● **Objective**
Write the data below out exactly as it stands. Do not include the pictures.

● **Data for this task**
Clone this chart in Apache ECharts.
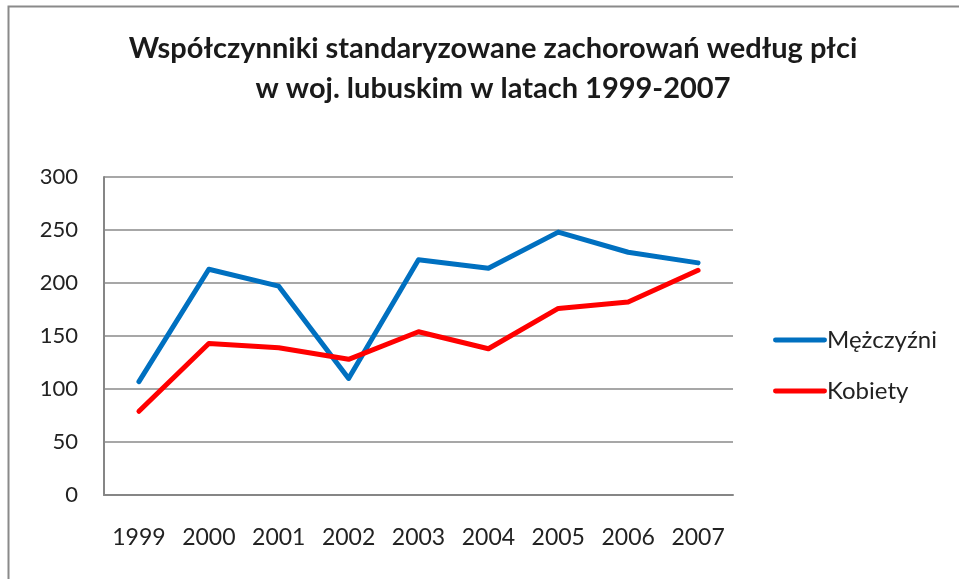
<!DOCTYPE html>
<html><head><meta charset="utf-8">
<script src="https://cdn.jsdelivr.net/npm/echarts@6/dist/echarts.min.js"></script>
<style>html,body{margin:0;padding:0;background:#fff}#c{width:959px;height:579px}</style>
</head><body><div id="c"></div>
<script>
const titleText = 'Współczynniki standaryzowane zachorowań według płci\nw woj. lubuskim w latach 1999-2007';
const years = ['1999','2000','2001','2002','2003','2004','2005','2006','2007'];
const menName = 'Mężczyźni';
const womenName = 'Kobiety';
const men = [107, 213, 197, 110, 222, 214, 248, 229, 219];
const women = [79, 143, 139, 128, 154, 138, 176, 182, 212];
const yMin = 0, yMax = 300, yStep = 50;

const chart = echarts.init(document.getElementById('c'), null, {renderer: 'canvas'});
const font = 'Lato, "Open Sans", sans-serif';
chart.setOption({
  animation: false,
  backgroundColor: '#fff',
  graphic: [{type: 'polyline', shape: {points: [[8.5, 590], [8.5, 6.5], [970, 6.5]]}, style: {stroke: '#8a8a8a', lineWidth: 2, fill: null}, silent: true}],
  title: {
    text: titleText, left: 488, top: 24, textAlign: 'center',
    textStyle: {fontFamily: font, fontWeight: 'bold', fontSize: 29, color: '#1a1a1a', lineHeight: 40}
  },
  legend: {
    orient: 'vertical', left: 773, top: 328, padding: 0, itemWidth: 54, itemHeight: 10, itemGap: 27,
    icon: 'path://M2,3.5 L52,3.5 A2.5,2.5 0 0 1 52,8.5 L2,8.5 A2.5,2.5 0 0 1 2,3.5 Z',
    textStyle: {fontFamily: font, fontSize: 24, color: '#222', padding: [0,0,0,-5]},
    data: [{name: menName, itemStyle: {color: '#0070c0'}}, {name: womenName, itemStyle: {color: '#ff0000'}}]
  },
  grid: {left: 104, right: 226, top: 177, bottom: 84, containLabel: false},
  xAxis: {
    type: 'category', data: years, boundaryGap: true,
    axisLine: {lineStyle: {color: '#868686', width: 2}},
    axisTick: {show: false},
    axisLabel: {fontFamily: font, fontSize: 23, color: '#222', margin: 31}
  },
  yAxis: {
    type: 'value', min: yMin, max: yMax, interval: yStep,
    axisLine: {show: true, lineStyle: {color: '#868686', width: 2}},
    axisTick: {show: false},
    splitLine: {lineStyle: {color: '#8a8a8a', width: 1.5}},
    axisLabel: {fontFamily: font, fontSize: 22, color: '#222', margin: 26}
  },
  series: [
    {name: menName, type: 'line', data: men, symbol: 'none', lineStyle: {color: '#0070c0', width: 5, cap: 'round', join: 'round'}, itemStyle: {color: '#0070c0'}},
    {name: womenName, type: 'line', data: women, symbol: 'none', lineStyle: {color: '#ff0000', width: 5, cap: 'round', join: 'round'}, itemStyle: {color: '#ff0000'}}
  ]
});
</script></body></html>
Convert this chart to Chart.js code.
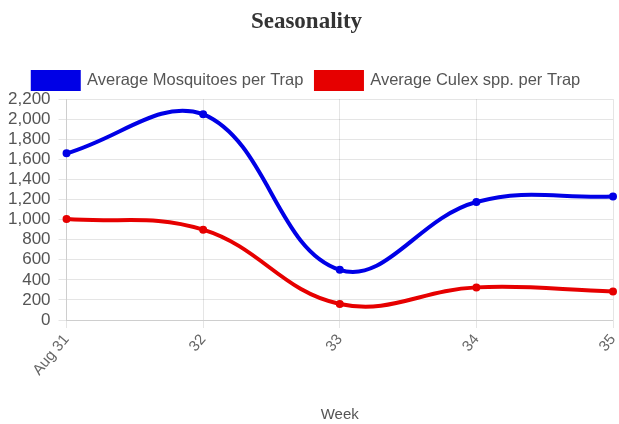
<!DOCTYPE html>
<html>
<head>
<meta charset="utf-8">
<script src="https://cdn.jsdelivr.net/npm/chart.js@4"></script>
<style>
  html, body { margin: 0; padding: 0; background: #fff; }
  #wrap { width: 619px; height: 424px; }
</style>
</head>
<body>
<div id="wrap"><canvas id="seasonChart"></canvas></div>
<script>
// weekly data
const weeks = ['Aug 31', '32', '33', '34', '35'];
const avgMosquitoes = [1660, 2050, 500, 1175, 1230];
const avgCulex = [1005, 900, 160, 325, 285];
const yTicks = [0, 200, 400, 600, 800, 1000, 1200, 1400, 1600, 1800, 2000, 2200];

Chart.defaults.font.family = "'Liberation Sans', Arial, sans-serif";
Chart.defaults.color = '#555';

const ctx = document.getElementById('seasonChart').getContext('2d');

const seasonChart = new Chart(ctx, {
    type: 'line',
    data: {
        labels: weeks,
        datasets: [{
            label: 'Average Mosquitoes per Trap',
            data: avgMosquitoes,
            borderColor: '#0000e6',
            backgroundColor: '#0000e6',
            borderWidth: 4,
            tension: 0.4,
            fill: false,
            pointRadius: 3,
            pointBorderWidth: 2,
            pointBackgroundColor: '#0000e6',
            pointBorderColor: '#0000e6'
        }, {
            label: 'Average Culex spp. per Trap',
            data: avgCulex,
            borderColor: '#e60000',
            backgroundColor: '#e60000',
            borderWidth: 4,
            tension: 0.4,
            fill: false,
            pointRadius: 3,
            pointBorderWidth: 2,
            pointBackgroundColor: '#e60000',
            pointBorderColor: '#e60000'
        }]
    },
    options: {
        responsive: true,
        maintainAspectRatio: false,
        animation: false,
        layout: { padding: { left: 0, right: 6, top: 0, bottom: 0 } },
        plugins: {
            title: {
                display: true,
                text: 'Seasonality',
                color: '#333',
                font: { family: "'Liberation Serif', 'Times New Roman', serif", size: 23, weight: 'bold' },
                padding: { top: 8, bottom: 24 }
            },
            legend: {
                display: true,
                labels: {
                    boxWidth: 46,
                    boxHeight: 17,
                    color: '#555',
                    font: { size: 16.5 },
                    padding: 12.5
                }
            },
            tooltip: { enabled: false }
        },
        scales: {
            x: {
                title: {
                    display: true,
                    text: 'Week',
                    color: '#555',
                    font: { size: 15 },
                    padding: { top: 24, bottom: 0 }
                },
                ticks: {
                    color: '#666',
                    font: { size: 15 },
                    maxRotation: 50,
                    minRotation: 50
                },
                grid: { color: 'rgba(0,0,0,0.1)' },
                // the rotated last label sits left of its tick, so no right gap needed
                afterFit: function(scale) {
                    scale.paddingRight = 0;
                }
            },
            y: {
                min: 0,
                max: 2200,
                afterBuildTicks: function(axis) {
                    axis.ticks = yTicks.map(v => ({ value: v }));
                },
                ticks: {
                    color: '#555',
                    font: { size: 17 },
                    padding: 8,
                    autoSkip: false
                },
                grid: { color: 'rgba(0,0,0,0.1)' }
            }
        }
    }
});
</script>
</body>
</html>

● **Worked answer**
Clone this chart in Apache ECharts.
<!DOCTYPE html>
<html><head><meta charset="utf-8">
<script src="https://cdn.jsdelivr.net/npm/echarts@6/dist/echarts.min.js"></script>
<style>html,body{margin:0;padding:0;background:#fff}#c{width:959px;height:579px}</style>
</head><body><div id="c"></div>
<script>
const titleText = 'Współczynniki standaryzowane zachorowań według płci\nw woj. lubuskim w latach 1999-2007';
const years = ['1999','2000','2001','2002','2003','2004','2005','2006','2007'];
const menName = 'Mężczyźni';
const womenName = 'Kobiety';
const men = [107, 213, 197, 110, 222, 214, 248, 229, 219];
const women = [79, 143, 139, 128, 154, 138, 176, 182, 212];
const yMin = 0, yMax = 300, yStep = 50;

const chart = echarts.init(document.getElementById('c'), null, {renderer: 'canvas'});
const font = 'Lato, "Open Sans", sans-serif';
chart.setOption({
  animation: false,
  backgroundColor: '#fff',
  graphic: [{type: 'polyline', shape: {points: [[8.5, 590], [8.5, 6.5], [970, 6.5]]}, style: {stroke: '#8a8a8a', lineWidth: 2, fill: null}, silent: true}],
  title: {
    text: titleText, left: 488, top: 24, textAlign: 'center',
    textStyle: {fontFamily: font, fontWeight: 'bold', fontSize: 29, color: '#1a1a1a', lineHeight: 40}
  },
  legend: {
    orient: 'vertical', left: 773, top: 328, padding: 0, itemWidth: 54, itemHeight: 10, itemGap: 27,
    icon: 'path://M2,3.5 L52,3.5 A2.5,2.5 0 0 1 52,8.5 L2,8.5 A2.5,2.5 0 0 1 2,3.5 Z',
    textStyle: {fontFamily: font, fontSize: 24, color: '#222', padding: [0,0,0,-5]},
    data: [{name: menName, itemStyle: {color: '#0070c0'}}, {name: womenName, itemStyle: {color: '#ff0000'}}]
  },
  grid: {left: 104, right: 226, top: 177, bottom: 84, containLabel: false},
  xAxis: {
    type: 'category', data: years, boundaryGap: true,
    axisLine: {lineStyle: {color: '#868686', width: 2}},
    axisTick: {show: false},
    axisLabel: {fontFamily: font, fontSize: 23, color: '#222', margin: 31}
  },
  yAxis: {
    type: 'value', min: yMin, max: yMax, interval: yStep,
    axisLine: {show: true, lineStyle: {color: '#868686', width: 2}},
    axisTick: {show: false},
    splitLine: {lineStyle: {color: '#8a8a8a', width: 1.5}},
    axisLabel: {fontFamily: font, fontSize: 22, color: '#222', margin: 26}
  },
  series: [
    {name: menName, type: 'line', data: men, symbol: 'none', lineStyle: {color: '#0070c0', width: 5, cap: 'round', join: 'round'}, itemStyle: {color: '#0070c0'}},
    {name: womenName, type: 'line', data: women, symbol: 'none', lineStyle: {color: '#ff0000', width: 5, cap: 'round', join: 'round'}, itemStyle: {color: '#ff0000'}}
  ]
});
</script></body></html>
Convert this chart to Chart.js code.
<!DOCTYPE html>
<html>
<head>
<meta charset="utf-8">
<script src="https://cdn.jsdelivr.net/npm/chart.js@4"></script>
<style>
  html, body { margin: 0; padding: 0; background: #fff; }
  #wrap { width: 619px; height: 424px; }
</style>
</head>
<body>
<div id="wrap"><canvas id="seasonChart"></canvas></div>
<script>
// weekly data
const weeks = ['Aug 31', '32', '33', '34', '35'];
const avgMosquitoes = [1660, 2050, 500, 1175, 1230];
const avgCulex = [1005, 900, 160, 325, 285];
const yTicks = [0, 200, 400, 600, 800, 1000, 1200, 1400, 1600, 1800, 2000, 2200];

Chart.defaults.font.family = "'Liberation Sans', Arial, sans-serif";
Chart.defaults.color = '#555';

const ctx = document.getElementById('seasonChart').getContext('2d');

const seasonChart = new Chart(ctx, {
    type: 'line',
    data: {
        labels: weeks,
        datasets: [{
            label: 'Average Mosquitoes per Trap',
            data: avgMosquitoes,
            borderColor: '#0000e6',
            backgroundColor: '#0000e6',
            borderWidth: 4,
            tension: 0.4,
            fill: false,
            pointRadius: 3,
            pointBorderWidth: 2,
            pointBackgroundColor: '#0000e6',
            pointBorderColor: '#0000e6'
        }, {
            label: 'Average Culex spp. per Trap',
            data: avgCulex,
            borderColor: '#e60000',
            backgroundColor: '#e60000',
            borderWidth: 4,
            tension: 0.4,
            fill: false,
            pointRadius: 3,
            pointBorderWidth: 2,
            pointBackgroundColor: '#e60000',
            pointBorderColor: '#e60000'
        }]
    },
    options: {
        responsive: true,
        maintainAspectRatio: false,
        animation: false,
        layout: { padding: { left: 0, right: 6, top: 0, bottom: 0 } },
        plugins: {
            title: {
                display: true,
                text: 'Seasonality',
                color: '#333',
                font: { family: "'Liberation Serif', 'Times New Roman', serif", size: 23, weight: 'bold' },
                padding: { top: 8, bottom: 24 }
            },
            legend: {
                display: true,
                labels: {
                    boxWidth: 46,
                    boxHeight: 17,
                    color: '#555',
                    font: { size: 16.5 },
                    padding: 12.5
                }
            },
            tooltip: { enabled: false }
        },
        scales: {
            x: {
                title: {
                    display: true,
                    text: 'Week',
                    color: '#555',
                    font: { size: 15 },
                    padding: { top: 24, bottom: 0 }
                },
                ticks: {
                    color: '#666',
                    font: { size: 15 },
                    maxRotation: 50,
                    minRotation: 50
                },
                grid: { color: 'rgba(0,0,0,0.1)' },
                // the rotated last label sits left of its tick, so no right gap needed
                afterFit: function(scale) {
                    scale.paddingRight = 0;
                }
            },
            y: {
                min: 0,
                max: 2200,
                afterBuildTicks: function(axis) {
                    axis.ticks = yTicks.map(v => ({ value: v }));
                },
                ticks: {
                    color: '#555',
                    font: { size: 17 },
                    padding: 8,
                    autoSkip: false
                },
                grid: { color: 'rgba(0,0,0,0.1)' }
            }
        }
    }
});
</script>
</body>
</html>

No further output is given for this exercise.